## Aim of the task
Return only the lines from the top of the material through the line marked by "import numpy as np", unaltered.

--- Given data ---

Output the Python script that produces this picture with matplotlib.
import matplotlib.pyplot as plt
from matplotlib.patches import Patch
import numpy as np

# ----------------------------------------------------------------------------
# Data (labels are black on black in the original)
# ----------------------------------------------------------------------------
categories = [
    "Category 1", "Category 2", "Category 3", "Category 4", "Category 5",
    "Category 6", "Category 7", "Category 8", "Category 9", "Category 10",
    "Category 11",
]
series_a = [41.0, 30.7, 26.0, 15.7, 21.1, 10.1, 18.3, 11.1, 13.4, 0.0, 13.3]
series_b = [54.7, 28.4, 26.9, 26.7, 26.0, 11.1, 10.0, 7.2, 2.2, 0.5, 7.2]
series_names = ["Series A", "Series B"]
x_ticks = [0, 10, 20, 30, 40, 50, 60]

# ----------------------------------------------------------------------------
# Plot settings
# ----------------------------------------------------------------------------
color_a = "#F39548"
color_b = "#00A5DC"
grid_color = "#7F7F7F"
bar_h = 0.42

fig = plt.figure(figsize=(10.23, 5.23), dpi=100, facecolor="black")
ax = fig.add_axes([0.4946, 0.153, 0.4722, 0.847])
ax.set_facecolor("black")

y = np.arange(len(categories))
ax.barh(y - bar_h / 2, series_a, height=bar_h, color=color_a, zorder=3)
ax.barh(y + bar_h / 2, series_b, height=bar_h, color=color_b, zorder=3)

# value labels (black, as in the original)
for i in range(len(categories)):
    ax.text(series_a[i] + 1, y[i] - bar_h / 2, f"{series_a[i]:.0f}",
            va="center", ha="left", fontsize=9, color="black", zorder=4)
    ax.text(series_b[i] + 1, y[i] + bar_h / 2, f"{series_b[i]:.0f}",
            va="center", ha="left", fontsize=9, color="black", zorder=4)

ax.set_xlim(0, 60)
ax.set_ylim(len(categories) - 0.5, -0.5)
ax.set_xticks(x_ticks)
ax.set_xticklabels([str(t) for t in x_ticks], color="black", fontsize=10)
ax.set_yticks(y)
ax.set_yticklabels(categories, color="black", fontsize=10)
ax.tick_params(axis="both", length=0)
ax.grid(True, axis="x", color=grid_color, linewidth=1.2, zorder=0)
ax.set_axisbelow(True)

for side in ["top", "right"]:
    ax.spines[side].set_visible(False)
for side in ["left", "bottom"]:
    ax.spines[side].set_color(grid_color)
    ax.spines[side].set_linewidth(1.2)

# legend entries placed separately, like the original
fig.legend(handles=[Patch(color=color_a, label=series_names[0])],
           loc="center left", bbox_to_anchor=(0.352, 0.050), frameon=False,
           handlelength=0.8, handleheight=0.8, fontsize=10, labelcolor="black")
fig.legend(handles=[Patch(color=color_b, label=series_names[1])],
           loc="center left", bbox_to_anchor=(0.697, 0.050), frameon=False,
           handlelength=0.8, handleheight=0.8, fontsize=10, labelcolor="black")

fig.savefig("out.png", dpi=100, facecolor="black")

---

## Reply
Output the Python script that produces this picture with matplotlib.
import matplotlib.pyplot as plt
from matplotlib.patches import Patch
import numpy as np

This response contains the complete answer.